Seria bom que muitos dos europeus que se indignam (e com razão) por serem transformados num vírus estrangeiro por Trump encontrassem tempo para pensar nos que são reprimidos nas fronteiras da Europa, nos que veem os barcos das suas odisseias a serem destruídos nas águas que foram de Ulisses, o primeiro dos exilados.

O Mundo não tem fronteiras. Não as tem para os vírus, para as ideias, nem para os mercados. Alguns pensam ainda poder travar a viagem dos homens com arame farpado. Não será um absurdo?
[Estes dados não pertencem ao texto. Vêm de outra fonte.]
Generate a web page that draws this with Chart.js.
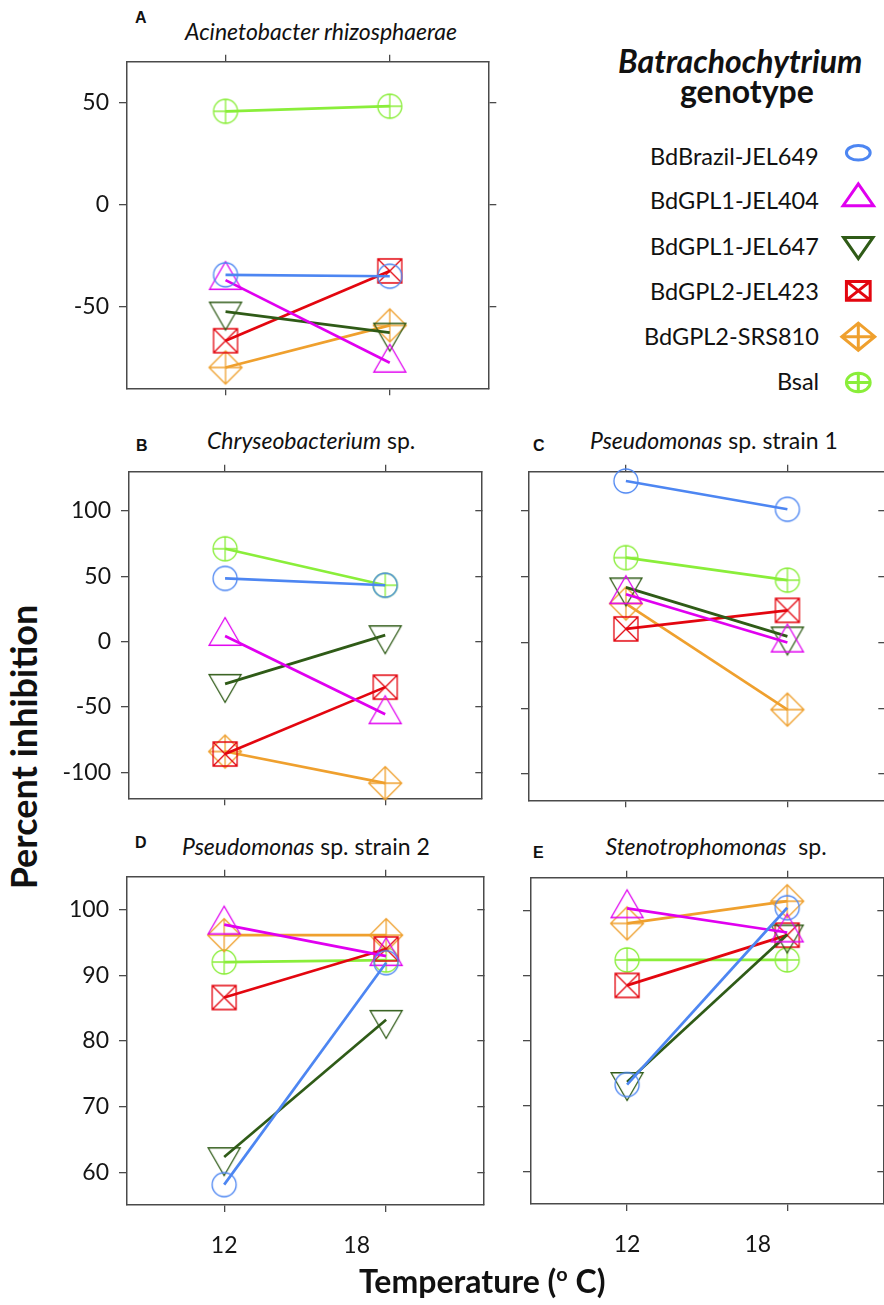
<!DOCTYPE html>
<html><head><meta charset="utf-8">
<script src="https://cdn.jsdelivr.net/npm/chart.js@4.4.1/dist/chart.umd.min.js"></script>
<style>
html,body{margin:0;padding:0;background:#fff;overflow:hidden;width:884px;height:1305px;}
#root{position:relative;width:884px;height:1305px;overflow:hidden;}
canvas{position:absolute;}
.t{position:absolute;white-space:pre;color:#111;line-height:normal;}
</style></head><body><div id="root"></div>
<script>
// ---------- data ----------
const temperatures = [12, 18];
const xTickLabels = ['12', '18'];
const genotypes = ['BdBrazil-JEL649', 'BdGPL1-JEL404', 'BdGPL1-JEL647', 'BdGPL2-JEL423', 'BdGPL2-SRS810', 'Bsal'];
const genotypeColors = ['#4d86f2', '#e000f0', '#2f5b17', '#e3060f', '#efa02e', '#8aee3a'];
const markerKinds = ['circle', 'triUp', 'triDown', 'squareX', 'diamondPlus', 'circlePlus'];

const panelLetters = ['A', 'B', 'C', 'D', 'E'];
const panelGenus = ['Acinetobacter rhizosphaerae', 'Chryseobacterium', 'Pseudomonas', 'Pseudomonas', 'Stenotrophomonas'];
const panelSuffix = ['', ' sp.', ' sp. strain 1', ' sp. strain 2', '  sp.'];

// values per genotype (rows, order as genotypes) at 12 and 18 °C
const valuesA = [[-34.4, -35.1], [-37.0, -77.5], [-52.4, -62.7], [-66.7, -32.5], [-79.8, -59.2], [45.7, 48.2]];
const valuesB = [[48.3, 43.1], [4.2, -55.7], [-32.4, 4.9], [-86.1, -34.9], [-84.2, -108.4], [71.0, 43.1]];
const valuesC = [[122.9, 101.4], [36.8, 0.0], [42.0, 4.7], [10.4, 24.5], [29.7, -51.0], [64.6, 47.5]];
const valuesD = [[58.1, 91.9], [97.7, 92.9], [62.3, 83.2], [86.6, 94.0], [96.1, 96.1], [92.0, 92.3]];
const valuesE = [[73.3, 100.4], [100.3, 96.6], [73.7, 96.3], [88.5, 96.2], [98.0, 101.4], [92.4, 92.4]];

const yTicksA = [-50, 0, 50];
const yTicksBC = [-100, -50, 0, 50, 100];
const yTicksDE = [60, 70, 80, 90, 100];

// ---------- layout ----------
const root = document.getElementById('root');
const axisColor = '#4a4a4a';
const textColor = '#151515';
const xMin = 8.4, xMax = 21.6;

const panels = [
  {l:127, t:57,  r:491, b:393,  yMin:-90,  yMax:70,  yTicks:yTicksA,  values:valuesA, yLabels:true,  xLabels:false, rightTick:8},
  {l:129, t:467, r:484, b:803,  yMin:-120, yMax:130, yTicks:yTicksBC, values:valuesB, yLabels:true,  xLabels:false, rightTick:-6},
  {l:529, t:467, r:887, b:805,  yMin:-120, yMax:130, yTicks:yTicksBC, values:valuesC, yLabels:false, xLabels:false, rightTick:-6},
  {l:127, t:872, r:486, b:1205, yMin:55,   yMax:105, yTicks:yTicksDE, values:valuesD, yLabels:true,  xLabels:true,  rightTick:-6},
  {l:531, t:873, r:886, b:1204, yMin:55,   yMax:105, yTicks:yTicksDE, values:valuesE, yLabels:false, xLabels:true,  rightTick:-6}
];

// ---------- marker shapes ----------
function drawShape(g, kind, cx, cy, sx, sy) {
  g.beginPath();
  if (kind === 'circle' || kind === 'circlePlus') {
    g.ellipse(cx, cy, 12 * sx, 12 * sy, 0, 0, Math.PI * 2);
    if (kind === 'circlePlus') {
      g.moveTo(cx - 12 * sx, cy); g.lineTo(cx + 12 * sx, cy);
      g.moveTo(cx, cy - 12 * sy); g.lineTo(cx, cy + 12 * sy);
    }
  } else if (kind === 'triUp') {
    g.moveTo(cx, cy - 18.5 * sy); g.lineTo(cx + 16 * sx, cy + 9.25 * sy); g.lineTo(cx - 16 * sx, cy + 9.25 * sy); g.closePath();
  } else if (kind === 'triDown') {
    g.moveTo(cx, cy + 18.5 * sy); g.lineTo(cx + 16 * sx, cy - 9.25 * sy); g.lineTo(cx - 16 * sx, cy - 9.25 * sy); g.closePath();
  } else if (kind === 'squareX') {
    g.rect(cx - 12 * sx, cy - 12 * sy, 24 * sx, 24 * sy);
    g.moveTo(cx - 12 * sx, cy - 12 * sy); g.lineTo(cx + 12 * sx, cy + 12 * sy);
    g.moveTo(cx + 12 * sx, cy - 12 * sy); g.lineTo(cx - 12 * sx, cy + 12 * sy);
  } else if (kind === 'diamondPlus') {
    g.moveTo(cx, cy - 16.5 * sy); g.lineTo(cx + 16.5 * sx, cy); g.lineTo(cx, cy + 16.5 * sy); g.lineTo(cx - 16.5 * sx, cy); g.closePath();
    g.moveTo(cx - 16.5 * sx, cy); g.lineTo(cx + 16.5 * sx, cy);
    g.moveTo(cx, cy - 16.5 * sy); g.lineTo(cx, cy + 16.5 * sy);
  }
  g.stroke();
}
function makeMarker(kind, color) {
  const S = 44, cv = document.createElement('canvas');
  cv.width = S; cv.height = S;
  const g = cv.getContext('2d');
  g.strokeStyle = color; g.lineWidth = 1.3;
  drawShape(g, kind, S / 2, S / 2, 1, 1);
  return cv;
}
const markers = markerKinds.map((k, i) => makeMarker(k, genotypeColors[i]));

// ---------- charts ----------
Chart.defaults.font.family = 'Lato';
const tickFont = {family: 'Lato', size: 23};
const NBSP = '\u00A0';

panels.forEach((p) => {
  const cv = document.createElement('canvas');
  const bottomH = p.xLabels ? 70 : 10;
  const W = p.r - p.l + 82, H = 10 + (p.b - p.t) + bottomH;
  cv.width = W; cv.height = H;
  cv.style.left = (p.l - 70) + 'px'; cv.style.top = (p.t - 10) + 'px';
  cv.style.width = W + 'px'; cv.style.height = H + 'px';
  root.appendChild(cv);

  const gridOpts = (len) => ({display: true, drawOnChartArea: false, drawTicks: true, tickLength: len, color: axisColor, lineWidth: 1.3});
  const borderOpts = {display: true, color: axisColor, width: 1.5};
  const xTicksBuild = (ax) => { ax.ticks = temperatures.map(v => ({value: v})); };
  const yTicksBuild = (ax) => { ax.ticks = p.yTicks.map(v => ({value: v})); };

  new Chart(cv, {
    type: 'line',
    data: {
      datasets: genotypes.map((name, i) => ({
        label: name,
        data: temperatures.map((t, j) => ({x: t, y: p.values[i][j]})),
        borderColor: genotypeColors[i],
        backgroundColor: 'transparent',
        borderWidth: 2.7,
        pointStyle: markers[i],
        pointRadius: 12,
        pointHoverRadius: 12,
        tension: 0,
        clip: false,
        xAxisID: 'x', yAxisID: 'y'
      }))
    },
    options: {
      responsive: false, maintainAspectRatio: false, animation: false, events: [],
      layout: {padding: 0},
      plugins: {legend: {display: false}, tooltip: {enabled: false}},
      scales: {
        x: {
          type: 'linear', position: 'bottom', min: xMin, max: xMax,
          afterBuildTicks: xTicksBuild,
          grid: gridOpts(7), border: borderOpts,
          ticks: {display: p.xLabels, padding: 20, color: textColor, font: tickFont, maxRotation: 0, autoSkip: false,
                  callback: (v, i) => xTickLabels[i] + (i === 1 ? NBSP.repeat(10) : '')},
          afterFit: (ax) => { ax.height = bottomH; ax.paddingLeft = 0; ax.paddingRight = 0; }
        },
        xTop: {
          type: 'linear', position: 'top', min: xMin, max: xMax,
          afterBuildTicks: xTicksBuild,
          grid: gridOpts(7), border: borderOpts, ticks: {display: false},
          afterFit: (ax) => { ax.height = 10; ax.paddingLeft = 0; ax.paddingRight = 0; }
        },
        y: {
          type: 'linear', position: 'left', min: p.yMin, max: p.yMax,
          afterBuildTicks: yTicksBuild,
          grid: gridOpts(8), border: borderOpts,
          ticks: {display: p.yLabels, padding: 10, color: textColor, font: tickFont, callback: (v) => String(v)},
          afterFit: (ax) => { ax.width = 70; ax.paddingTop = 0; ax.paddingBottom = 0; }
        },
        yRight: {
          type: 'linear', position: 'right', min: p.yMin, max: p.yMax,
          afterBuildTicks: yTicksBuild,
          grid: gridOpts(p.rightTick), border: borderOpts, ticks: {display: false},
          afterFit: (ax) => { ax.width = 12; ax.paddingTop = 0; ax.paddingBottom = 0; }
        }
      }
    }
  });
});

// ---------- text ----------
function addText(html, x, baseline, font, align) {
  const d = document.createElement('div');
  d.className = 't';
  d.style.font = font;
  d.innerHTML = html + '<span style="display:inline-block;width:0;height:0"></span>';
  root.appendChild(d);
  const b = d.lastChild.offsetTop;
  const w = d.offsetWidth;
  const left = align === 'center' ? x - w / 2 : align === 'right' ? x - w : x;
  d.style.left = left + 'px';
  d.style.top = (baseline - b) + 'px';
  return d;
}
function addRotated(html, baselineX, centerY, font) {
  const d = document.createElement('div');
  d.className = 't';
  d.style.font = font;
  d.innerHTML = html + '<span style="display:inline-block;width:0;height:0"></span>';
  root.appendChild(d);
  const b = d.lastChild.offsetTop, h = d.offsetHeight, w = d.offsetWidth;
  const cx = baselineX - (b - h / 2);
  d.style.left = (cx - w / 2) + 'px';
  d.style.top = (centerY - h / 2) + 'px';
  d.style.transformOrigin = '50% 50%';
  d.style.transform = 'rotate(-90deg)';
}

const letterPos = [[135, 23], [136, 451], [533, 451], [135, 848], [533, 858]];
const titlePos = [[321, 40], [311, 449], [714, 449], [306, 855], [716, 855]];
panelLetters.forEach((L, i) => {
  addText(L, letterPos[i][0], letterPos[i][1], 'bold 16px "Liberation Sans"', 'left');
  addText('<i>' + panelGenus[i] + '</i>' + panelSuffix[i], titlePos[i][0], titlePos[i][1], '23px Lato', 'center');
});

addRotated('Percent inhibition', 37, 747, 'bold 36px Lato');
addText('Temperature (<span style="font-size:0.62em;position:relative;top:-0.62em">o</span> C)', 482, 1293, 'bold 32px Lato', 'center');

// legend
addText('<i>Batrachochytrium</i>', 740, 73, 'bold 32px Lato', 'center');
addText('genotype', 747, 103, 'bold 32px Lato', 'center');
const legendBaselines = [165, 209, 255, 300, 345, 390];
genotypes.forEach((g, i) => addText(g, 819, legendBaselines[i], '23.5px Lato', 'right'));

const lg = document.createElement('canvas');
lg.width = 64; lg.height = 290;
lg.style.left = '820px'; lg.style.top = '125px';
root.appendChild(lg);
const lctx = lg.getContext('2d');
lctx.lineWidth = 3;
lctx.lineJoin = 'miter';
const legendIconY = [152.8, 194.8, 248, 290.8, 336.7, 382.5];
const legendScale = [[0.99, 0.61], [0.95, 0.79], [0.92, 0.76], [0.99, 0.78], [1.0, 0.82], [0.99, 0.78]];
markerKinds.forEach((k, i) => {
  lctx.strokeStyle = genotypeColors[i];
  const [sx, sy] = legendScale[i];
  let cy = legendIconY[i] - 125;
  if (k === 'triUp') cy += 18.5 * sy / 4;
  if (k === 'triDown') cy -= 18.5 * sy / 4;
  drawShape(lctx, k, 858.3 - 820, cy, sx, sy);
});
</script></body></html>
Não será a negação da solidariedade imprescindível para vencermos as crises?

Trump pode tentar ganhar as eleições com um discurso xenófobo, os europeus podem querer isolar-se dos males da guerra nas suas fronteiras, mas não conseguem, assim, prevenir o pior dos vírus, aquele que vai destruindo as nossas democracias.

A inquietação com um Mundo que pode num abrir e fechar de olhos ser hostil, incapaz de nos garantir os direitos fundamentais, incluindo a saúde, continuará a ser uma das grandes angústias do século XXI. No século XX, os grandes cenários apocalípticos eram os da guerra. Depois da II Guerra Mundial, o cinema enchia as salas com o terror da hecatombe do inverno nuclear, como em O Dia Depois de Nicholas Meyer.

Hoje os cenários apocalípticos já não são os da ficção científica, mas os que acompanhamos pelas televisões e pelas redes sociais em direto, com mais ou menos sensacionalismo: tragédias humanitárias, catástrofes naturais, tragédias ambientais e pandemias. O que será decisivo para o nosso futuro será a nossa capacidade para preservar a nossa humanidade comum.

Rieux, no final do livro, alerta, em plena festa de comemoração da vitória sobre a Peste, para outras epidemias que virão, e para a necessidade de se estar preparado para elas, e aponta ainda para a importância de redigir a crónica daquela epidemia porque dela se poderia concluir que “há nos homens mais coisas a admirar do que a desprezar”. Hoje, quando vemos a abnegação de tantos no combate à pandemia, e que no meio do medo se erguem vozes em defesa dos refugiados, podemos dizer que está aí o futuro da Europa.